▶ _Given request_
Copy each line below that includes "this".

▶ _Data shown_
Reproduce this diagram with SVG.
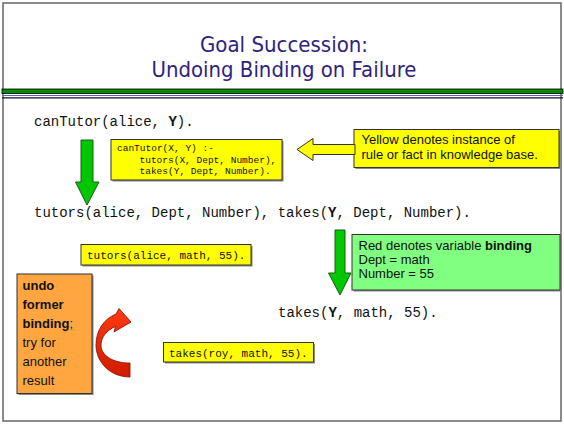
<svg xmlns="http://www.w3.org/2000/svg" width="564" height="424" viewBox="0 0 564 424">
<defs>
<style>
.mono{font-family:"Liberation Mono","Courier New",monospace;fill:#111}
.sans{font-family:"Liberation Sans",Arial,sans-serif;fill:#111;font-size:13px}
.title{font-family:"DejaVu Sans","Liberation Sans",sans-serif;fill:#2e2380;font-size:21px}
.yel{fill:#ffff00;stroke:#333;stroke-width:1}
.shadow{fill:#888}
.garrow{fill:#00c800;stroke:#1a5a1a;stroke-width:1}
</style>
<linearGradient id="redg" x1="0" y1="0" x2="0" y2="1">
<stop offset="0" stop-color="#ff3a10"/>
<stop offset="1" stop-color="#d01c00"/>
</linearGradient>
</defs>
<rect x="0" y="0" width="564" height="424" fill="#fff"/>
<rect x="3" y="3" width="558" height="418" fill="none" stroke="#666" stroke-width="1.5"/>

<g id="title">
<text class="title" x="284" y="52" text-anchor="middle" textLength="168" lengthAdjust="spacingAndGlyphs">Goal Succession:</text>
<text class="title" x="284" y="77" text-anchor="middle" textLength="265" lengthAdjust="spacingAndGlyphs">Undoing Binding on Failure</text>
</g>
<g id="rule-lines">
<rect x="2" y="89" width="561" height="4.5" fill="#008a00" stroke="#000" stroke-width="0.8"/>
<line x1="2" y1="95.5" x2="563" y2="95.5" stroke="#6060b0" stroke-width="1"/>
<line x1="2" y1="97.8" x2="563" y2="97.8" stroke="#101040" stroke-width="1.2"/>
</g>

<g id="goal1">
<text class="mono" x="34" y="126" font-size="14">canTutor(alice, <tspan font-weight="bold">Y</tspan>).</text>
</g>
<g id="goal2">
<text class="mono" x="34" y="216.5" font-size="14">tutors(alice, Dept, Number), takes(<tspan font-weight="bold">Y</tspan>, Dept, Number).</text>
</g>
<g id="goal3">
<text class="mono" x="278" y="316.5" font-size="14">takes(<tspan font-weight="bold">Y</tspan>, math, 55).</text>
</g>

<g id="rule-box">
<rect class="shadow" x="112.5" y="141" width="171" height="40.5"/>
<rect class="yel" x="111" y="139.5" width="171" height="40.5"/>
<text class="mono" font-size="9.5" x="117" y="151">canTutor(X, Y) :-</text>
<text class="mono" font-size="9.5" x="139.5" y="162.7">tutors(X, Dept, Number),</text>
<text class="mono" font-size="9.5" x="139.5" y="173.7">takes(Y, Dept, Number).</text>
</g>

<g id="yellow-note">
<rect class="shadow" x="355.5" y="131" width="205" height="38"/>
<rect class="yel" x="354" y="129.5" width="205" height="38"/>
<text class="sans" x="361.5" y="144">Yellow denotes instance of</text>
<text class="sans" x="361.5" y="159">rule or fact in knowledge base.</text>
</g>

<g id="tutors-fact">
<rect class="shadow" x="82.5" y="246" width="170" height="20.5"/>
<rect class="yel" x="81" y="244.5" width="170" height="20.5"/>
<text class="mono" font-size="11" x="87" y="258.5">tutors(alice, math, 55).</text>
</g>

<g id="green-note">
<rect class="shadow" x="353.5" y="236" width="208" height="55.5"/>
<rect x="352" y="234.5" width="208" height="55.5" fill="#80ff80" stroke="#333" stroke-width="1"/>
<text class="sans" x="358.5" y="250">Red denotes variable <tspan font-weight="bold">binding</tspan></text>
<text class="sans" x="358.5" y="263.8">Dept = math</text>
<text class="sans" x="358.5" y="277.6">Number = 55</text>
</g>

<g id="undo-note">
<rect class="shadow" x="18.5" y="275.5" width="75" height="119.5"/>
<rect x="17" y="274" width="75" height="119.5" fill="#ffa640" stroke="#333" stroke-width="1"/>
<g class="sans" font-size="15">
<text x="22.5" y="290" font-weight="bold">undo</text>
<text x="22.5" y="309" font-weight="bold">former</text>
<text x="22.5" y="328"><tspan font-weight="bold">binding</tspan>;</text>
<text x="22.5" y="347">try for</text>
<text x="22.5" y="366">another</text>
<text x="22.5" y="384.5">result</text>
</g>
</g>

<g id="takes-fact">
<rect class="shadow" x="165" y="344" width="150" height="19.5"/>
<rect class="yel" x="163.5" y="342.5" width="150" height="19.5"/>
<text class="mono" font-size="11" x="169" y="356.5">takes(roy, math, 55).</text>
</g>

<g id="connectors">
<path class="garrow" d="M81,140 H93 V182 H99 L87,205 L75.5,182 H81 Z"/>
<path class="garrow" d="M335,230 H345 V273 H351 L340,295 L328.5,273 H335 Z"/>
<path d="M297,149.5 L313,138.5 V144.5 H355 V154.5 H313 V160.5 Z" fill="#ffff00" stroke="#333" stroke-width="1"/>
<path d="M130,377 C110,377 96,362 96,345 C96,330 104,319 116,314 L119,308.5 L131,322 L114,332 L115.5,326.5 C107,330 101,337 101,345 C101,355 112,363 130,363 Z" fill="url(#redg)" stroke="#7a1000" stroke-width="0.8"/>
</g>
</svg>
* * *
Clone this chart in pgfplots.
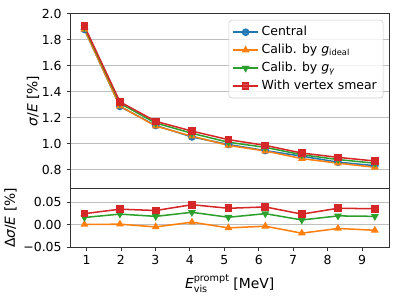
--
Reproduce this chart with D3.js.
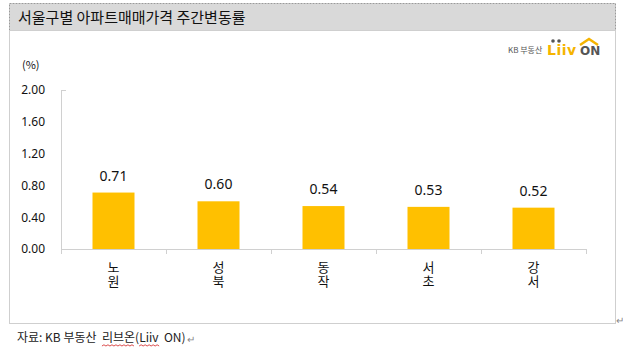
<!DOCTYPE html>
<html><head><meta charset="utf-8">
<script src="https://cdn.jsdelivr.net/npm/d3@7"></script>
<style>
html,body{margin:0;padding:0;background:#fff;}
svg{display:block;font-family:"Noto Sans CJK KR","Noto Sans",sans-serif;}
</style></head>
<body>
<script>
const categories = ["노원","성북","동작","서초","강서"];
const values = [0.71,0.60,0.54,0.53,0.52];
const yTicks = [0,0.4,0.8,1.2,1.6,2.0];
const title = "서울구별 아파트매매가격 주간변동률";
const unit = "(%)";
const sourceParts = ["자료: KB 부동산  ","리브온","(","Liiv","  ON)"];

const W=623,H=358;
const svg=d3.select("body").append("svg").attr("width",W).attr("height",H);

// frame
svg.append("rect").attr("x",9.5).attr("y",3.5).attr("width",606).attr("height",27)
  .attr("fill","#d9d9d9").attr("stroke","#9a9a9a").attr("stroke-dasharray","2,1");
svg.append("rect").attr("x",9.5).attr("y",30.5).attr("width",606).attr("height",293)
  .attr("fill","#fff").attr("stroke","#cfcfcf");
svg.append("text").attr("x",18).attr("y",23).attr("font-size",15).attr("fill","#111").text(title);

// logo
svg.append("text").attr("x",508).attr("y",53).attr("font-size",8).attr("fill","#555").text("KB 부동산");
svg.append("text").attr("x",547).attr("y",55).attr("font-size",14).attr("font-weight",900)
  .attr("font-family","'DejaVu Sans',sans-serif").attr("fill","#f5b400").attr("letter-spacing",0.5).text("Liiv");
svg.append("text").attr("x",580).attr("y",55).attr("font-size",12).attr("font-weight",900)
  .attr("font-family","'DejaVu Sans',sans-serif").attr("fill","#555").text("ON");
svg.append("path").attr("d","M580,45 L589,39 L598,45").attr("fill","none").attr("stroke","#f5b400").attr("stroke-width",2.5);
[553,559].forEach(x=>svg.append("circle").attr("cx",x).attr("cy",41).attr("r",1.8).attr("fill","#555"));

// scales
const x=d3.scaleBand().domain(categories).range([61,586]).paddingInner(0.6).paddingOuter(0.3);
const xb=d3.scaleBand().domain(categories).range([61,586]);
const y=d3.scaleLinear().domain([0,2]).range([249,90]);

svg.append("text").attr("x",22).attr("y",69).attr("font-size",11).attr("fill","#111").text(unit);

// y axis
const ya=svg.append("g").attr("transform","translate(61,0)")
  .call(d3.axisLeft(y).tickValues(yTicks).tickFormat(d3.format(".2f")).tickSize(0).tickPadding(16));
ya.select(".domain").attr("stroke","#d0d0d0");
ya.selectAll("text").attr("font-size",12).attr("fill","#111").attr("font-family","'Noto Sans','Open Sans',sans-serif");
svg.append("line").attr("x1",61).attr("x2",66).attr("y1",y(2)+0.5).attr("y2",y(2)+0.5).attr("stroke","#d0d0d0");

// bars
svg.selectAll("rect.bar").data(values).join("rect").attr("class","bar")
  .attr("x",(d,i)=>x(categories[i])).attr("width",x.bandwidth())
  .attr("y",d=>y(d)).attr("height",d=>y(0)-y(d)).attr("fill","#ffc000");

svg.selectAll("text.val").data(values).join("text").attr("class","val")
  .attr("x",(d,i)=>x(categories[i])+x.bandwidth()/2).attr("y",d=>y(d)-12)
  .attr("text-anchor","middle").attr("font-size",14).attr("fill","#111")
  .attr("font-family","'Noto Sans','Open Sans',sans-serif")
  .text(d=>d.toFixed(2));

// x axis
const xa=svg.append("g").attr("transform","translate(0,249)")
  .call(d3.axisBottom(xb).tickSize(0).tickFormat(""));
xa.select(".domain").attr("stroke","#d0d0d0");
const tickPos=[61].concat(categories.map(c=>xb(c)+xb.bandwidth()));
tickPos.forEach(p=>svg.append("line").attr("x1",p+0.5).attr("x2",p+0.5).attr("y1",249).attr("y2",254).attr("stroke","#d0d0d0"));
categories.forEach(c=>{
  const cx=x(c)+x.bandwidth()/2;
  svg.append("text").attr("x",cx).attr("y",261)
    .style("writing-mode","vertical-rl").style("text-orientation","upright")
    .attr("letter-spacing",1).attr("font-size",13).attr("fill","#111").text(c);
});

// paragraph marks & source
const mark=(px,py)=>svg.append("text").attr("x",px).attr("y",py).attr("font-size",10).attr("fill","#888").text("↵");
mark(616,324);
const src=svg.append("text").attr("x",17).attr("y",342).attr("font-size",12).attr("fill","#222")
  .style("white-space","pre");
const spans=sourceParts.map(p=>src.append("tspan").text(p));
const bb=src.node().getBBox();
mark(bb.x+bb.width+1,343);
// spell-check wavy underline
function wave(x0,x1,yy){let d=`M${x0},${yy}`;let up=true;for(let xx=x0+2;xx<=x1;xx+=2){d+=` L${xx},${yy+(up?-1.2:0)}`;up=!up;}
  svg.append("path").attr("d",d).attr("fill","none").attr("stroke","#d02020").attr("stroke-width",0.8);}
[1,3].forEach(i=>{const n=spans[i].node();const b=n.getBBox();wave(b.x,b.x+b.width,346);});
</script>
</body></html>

▶ _Written answer_
Reproduce this diagram with SVG.
Clone this chart in pgfplots.
Reproduce this chart with D3.js.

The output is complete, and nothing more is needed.